Word for word, give the material below again, minus any images.
— Start Information shown —
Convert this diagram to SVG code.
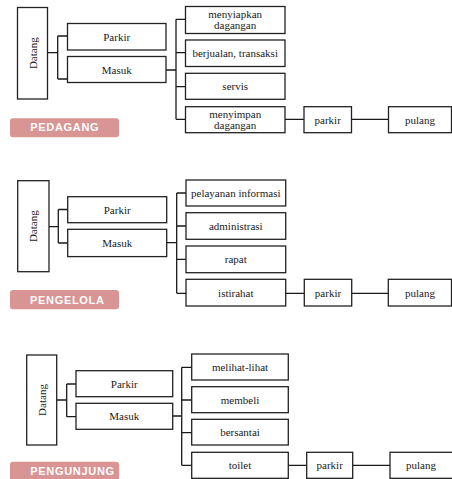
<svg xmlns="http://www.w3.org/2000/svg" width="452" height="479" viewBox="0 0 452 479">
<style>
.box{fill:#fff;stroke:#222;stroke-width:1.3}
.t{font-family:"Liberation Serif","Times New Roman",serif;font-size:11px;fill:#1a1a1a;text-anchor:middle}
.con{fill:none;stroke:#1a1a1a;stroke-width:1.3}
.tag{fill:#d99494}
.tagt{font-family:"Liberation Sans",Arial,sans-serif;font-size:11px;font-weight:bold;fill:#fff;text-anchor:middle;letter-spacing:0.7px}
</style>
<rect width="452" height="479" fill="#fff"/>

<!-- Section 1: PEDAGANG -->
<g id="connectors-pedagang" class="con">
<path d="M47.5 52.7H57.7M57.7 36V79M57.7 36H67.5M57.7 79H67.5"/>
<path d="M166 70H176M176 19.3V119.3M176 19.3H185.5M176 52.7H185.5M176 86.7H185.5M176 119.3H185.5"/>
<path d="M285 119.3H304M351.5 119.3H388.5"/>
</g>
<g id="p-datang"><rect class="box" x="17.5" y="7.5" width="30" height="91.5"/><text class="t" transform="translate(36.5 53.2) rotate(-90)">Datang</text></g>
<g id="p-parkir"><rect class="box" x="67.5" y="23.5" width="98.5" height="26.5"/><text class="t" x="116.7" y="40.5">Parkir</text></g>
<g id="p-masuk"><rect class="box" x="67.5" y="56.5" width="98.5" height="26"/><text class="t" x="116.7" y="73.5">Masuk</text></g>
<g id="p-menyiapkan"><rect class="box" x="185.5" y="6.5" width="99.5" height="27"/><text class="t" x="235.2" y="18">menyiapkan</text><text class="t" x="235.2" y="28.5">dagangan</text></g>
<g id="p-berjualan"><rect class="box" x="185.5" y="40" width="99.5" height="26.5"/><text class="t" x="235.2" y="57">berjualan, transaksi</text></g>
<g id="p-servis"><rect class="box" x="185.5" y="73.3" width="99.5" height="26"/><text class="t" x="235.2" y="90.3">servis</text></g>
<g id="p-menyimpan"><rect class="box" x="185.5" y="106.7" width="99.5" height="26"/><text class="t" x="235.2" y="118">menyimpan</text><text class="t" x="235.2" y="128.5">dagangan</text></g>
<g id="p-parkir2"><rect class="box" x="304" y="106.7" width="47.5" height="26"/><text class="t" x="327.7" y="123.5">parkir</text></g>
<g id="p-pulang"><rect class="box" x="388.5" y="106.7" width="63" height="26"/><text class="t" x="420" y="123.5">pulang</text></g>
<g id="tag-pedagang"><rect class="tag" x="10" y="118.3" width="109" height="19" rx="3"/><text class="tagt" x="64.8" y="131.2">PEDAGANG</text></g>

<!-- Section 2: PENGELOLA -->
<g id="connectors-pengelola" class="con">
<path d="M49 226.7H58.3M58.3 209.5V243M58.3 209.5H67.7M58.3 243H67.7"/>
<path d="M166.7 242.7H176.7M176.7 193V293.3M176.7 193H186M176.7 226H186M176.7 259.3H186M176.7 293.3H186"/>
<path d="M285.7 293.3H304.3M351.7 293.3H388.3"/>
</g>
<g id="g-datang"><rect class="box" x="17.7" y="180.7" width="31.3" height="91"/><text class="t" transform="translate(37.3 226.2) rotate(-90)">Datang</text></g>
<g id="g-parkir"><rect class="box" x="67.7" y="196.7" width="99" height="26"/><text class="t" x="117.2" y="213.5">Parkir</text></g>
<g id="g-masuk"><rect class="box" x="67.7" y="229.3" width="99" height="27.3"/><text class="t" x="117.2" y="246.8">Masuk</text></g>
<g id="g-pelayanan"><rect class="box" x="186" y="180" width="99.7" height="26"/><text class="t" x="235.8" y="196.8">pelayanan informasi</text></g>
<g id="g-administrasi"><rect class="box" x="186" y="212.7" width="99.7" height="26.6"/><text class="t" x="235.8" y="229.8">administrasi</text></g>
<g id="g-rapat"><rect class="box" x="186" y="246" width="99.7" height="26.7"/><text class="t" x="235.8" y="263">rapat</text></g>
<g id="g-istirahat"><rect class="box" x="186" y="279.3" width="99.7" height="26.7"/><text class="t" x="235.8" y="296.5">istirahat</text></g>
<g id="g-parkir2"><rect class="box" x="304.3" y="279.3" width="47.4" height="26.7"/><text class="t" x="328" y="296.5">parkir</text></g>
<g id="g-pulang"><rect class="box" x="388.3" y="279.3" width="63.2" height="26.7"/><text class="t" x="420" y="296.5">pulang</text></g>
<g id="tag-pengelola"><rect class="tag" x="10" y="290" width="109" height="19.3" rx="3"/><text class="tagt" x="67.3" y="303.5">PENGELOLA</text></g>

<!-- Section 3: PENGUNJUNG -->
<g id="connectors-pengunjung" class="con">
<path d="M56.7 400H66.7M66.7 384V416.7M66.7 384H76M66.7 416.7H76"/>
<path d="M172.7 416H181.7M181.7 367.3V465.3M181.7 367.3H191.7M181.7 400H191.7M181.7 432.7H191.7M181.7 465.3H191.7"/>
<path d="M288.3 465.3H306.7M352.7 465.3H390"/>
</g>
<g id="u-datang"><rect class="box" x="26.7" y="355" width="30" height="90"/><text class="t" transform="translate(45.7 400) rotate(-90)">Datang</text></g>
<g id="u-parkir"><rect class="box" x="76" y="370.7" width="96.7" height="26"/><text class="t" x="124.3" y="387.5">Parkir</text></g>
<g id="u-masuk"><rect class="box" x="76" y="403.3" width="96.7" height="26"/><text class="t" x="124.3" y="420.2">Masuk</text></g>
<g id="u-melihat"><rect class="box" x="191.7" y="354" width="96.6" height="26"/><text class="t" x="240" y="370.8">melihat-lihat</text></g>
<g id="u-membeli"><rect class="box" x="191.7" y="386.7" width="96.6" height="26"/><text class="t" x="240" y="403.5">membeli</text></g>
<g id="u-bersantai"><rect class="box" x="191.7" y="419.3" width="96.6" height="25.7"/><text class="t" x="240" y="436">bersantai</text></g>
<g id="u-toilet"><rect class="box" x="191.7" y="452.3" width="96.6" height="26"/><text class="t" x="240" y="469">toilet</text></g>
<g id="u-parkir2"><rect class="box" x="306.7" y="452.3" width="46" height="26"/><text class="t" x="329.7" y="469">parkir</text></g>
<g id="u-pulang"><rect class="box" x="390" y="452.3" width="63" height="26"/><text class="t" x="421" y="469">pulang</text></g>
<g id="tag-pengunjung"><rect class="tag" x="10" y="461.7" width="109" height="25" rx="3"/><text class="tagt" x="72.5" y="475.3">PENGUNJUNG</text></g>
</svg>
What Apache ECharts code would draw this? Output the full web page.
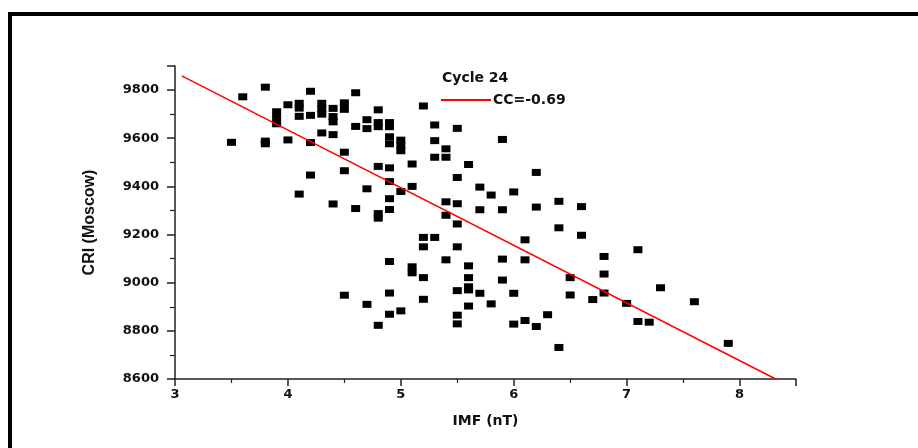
— End Information shown —
## [Expected answer]
Convert this diagram to SVG code.
<svg xmlns="http://www.w3.org/2000/svg" width="452" height="479" viewBox="0 0 452 479">
<style>
.box{fill:#fff;stroke:#222;stroke-width:1.3}
.t{font-family:"Liberation Serif","Times New Roman",serif;font-size:11px;fill:#1a1a1a;text-anchor:middle}
.con{fill:none;stroke:#1a1a1a;stroke-width:1.3}
.tag{fill:#d99494}
.tagt{font-family:"Liberation Sans",Arial,sans-serif;font-size:11px;font-weight:bold;fill:#fff;text-anchor:middle;letter-spacing:0.7px}
</style>
<rect width="452" height="479" fill="#fff"/>

<!-- Section 1: PEDAGANG -->
<g id="connectors-pedagang" class="con">
<path d="M47.5 52.7H57.7M57.7 36V79M57.7 36H67.5M57.7 79H67.5"/>
<path d="M166 70H176M176 19.3V119.3M176 19.3H185.5M176 52.7H185.5M176 86.7H185.5M176 119.3H185.5"/>
<path d="M285 119.3H304M351.5 119.3H388.5"/>
</g>
<g id="p-datang"><rect class="box" x="17.5" y="7.5" width="30" height="91.5"/><text class="t" transform="translate(36.5 53.2) rotate(-90)">Datang</text></g>
<g id="p-parkir"><rect class="box" x="67.5" y="23.5" width="98.5" height="26.5"/><text class="t" x="116.7" y="40.5">Parkir</text></g>
<g id="p-masuk"><rect class="box" x="67.5" y="56.5" width="98.5" height="26"/><text class="t" x="116.7" y="73.5">Masuk</text></g>
<g id="p-menyiapkan"><rect class="box" x="185.5" y="6.5" width="99.5" height="27"/><text class="t" x="235.2" y="18">menyiapkan</text><text class="t" x="235.2" y="28.5">dagangan</text></g>
<g id="p-berjualan"><rect class="box" x="185.5" y="40" width="99.5" height="26.5"/><text class="t" x="235.2" y="57">berjualan, transaksi</text></g>
<g id="p-servis"><rect class="box" x="185.5" y="73.3" width="99.5" height="26"/><text class="t" x="235.2" y="90.3">servis</text></g>
<g id="p-menyimpan"><rect class="box" x="185.5" y="106.7" width="99.5" height="26"/><text class="t" x="235.2" y="118">menyimpan</text><text class="t" x="235.2" y="128.5">dagangan</text></g>
<g id="p-parkir2"><rect class="box" x="304" y="106.7" width="47.5" height="26"/><text class="t" x="327.7" y="123.5">parkir</text></g>
<g id="p-pulang"><rect class="box" x="388.5" y="106.7" width="63" height="26"/><text class="t" x="420" y="123.5">pulang</text></g>
<g id="tag-pedagang"><rect class="tag" x="10" y="118.3" width="109" height="19" rx="3"/><text class="tagt" x="64.8" y="131.2">PEDAGANG</text></g>

<!-- Section 2: PENGELOLA -->
<g id="connectors-pengelola" class="con">
<path d="M49 226.7H58.3M58.3 209.5V243M58.3 209.5H67.7M58.3 243H67.7"/>
<path d="M166.7 242.7H176.7M176.7 193V293.3M176.7 193H186M176.7 226H186M176.7 259.3H186M176.7 293.3H186"/>
<path d="M285.7 293.3H304.3M351.7 293.3H388.3"/>
</g>
<g id="g-datang"><rect class="box" x="17.7" y="180.7" width="31.3" height="91"/><text class="t" transform="translate(37.3 226.2) rotate(-90)">Datang</text></g>
<g id="g-parkir"><rect class="box" x="67.7" y="196.7" width="99" height="26"/><text class="t" x="117.2" y="213.5">Parkir</text></g>
<g id="g-masuk"><rect class="box" x="67.7" y="229.3" width="99" height="27.3"/><text class="t" x="117.2" y="246.8">Masuk</text></g>
<g id="g-pelayanan"><rect class="box" x="186" y="180" width="99.7" height="26"/><text class="t" x="235.8" y="196.8">pelayanan informasi</text></g>
<g id="g-administrasi"><rect class="box" x="186" y="212.7" width="99.7" height="26.6"/><text class="t" x="235.8" y="229.8">administrasi</text></g>
<g id="g-rapat"><rect class="box" x="186" y="246" width="99.7" height="26.7"/><text class="t" x="235.8" y="263">rapat</text></g>
<g id="g-istirahat"><rect class="box" x="186" y="279.3" width="99.7" height="26.7"/><text class="t" x="235.8" y="296.5">istirahat</text></g>
<g id="g-parkir2"><rect class="box" x="304.3" y="279.3" width="47.4" height="26.7"/><text class="t" x="328" y="296.5">parkir</text></g>
<g id="g-pulang"><rect class="box" x="388.3" y="279.3" width="63.2" height="26.7"/><text class="t" x="420" y="296.5">pulang</text></g>
<g id="tag-pengelola"><rect class="tag" x="10" y="290" width="109" height="19.3" rx="3"/><text class="tagt" x="67.3" y="303.5">PENGELOLA</text></g>

<!-- Section 3: PENGUNJUNG -->
<g id="connectors-pengunjung" class="con">
<path d="M56.7 400H66.7M66.7 384V416.7M66.7 384H76M66.7 416.7H76"/>
<path d="M172.7 416H181.7M181.7 367.3V465.3M181.7 367.3H191.7M181.7 400H191.7M181.7 432.7H191.7M181.7 465.3H191.7"/>
<path d="M288.3 465.3H306.7M352.7 465.3H390"/>
</g>
<g id="u-datang"><rect class="box" x="26.7" y="355" width="30" height="90"/><text class="t" transform="translate(45.7 400) rotate(-90)">Datang</text></g>
<g id="u-parkir"><rect class="box" x="76" y="370.7" width="96.7" height="26"/><text class="t" x="124.3" y="387.5">Parkir</text></g>
<g id="u-masuk"><rect class="box" x="76" y="403.3" width="96.7" height="26"/><text class="t" x="124.3" y="420.2">Masuk</text></g>
<g id="u-melihat"><rect class="box" x="191.7" y="354" width="96.6" height="26"/><text class="t" x="240" y="370.8">melihat-lihat</text></g>
<g id="u-membeli"><rect class="box" x="191.7" y="386.7" width="96.6" height="26"/><text class="t" x="240" y="403.5">membeli</text></g>
<g id="u-bersantai"><rect class="box" x="191.7" y="419.3" width="96.6" height="25.7"/><text class="t" x="240" y="436">bersantai</text></g>
<g id="u-toilet"><rect class="box" x="191.7" y="452.3" width="96.6" height="26"/><text class="t" x="240" y="469">toilet</text></g>
<g id="u-parkir2"><rect class="box" x="306.7" y="452.3" width="46" height="26"/><text class="t" x="329.7" y="469">parkir</text></g>
<g id="u-pulang"><rect class="box" x="390" y="452.3" width="63" height="26"/><text class="t" x="421" y="469">pulang</text></g>
<g id="tag-pengunjung"><rect class="tag" x="10" y="461.7" width="109" height="25" rx="3"/><text class="tagt" x="72.5" y="475.3">PENGUNJUNG</text></g>
</svg>
What Apache ECharts code would draw this? Output the full web page.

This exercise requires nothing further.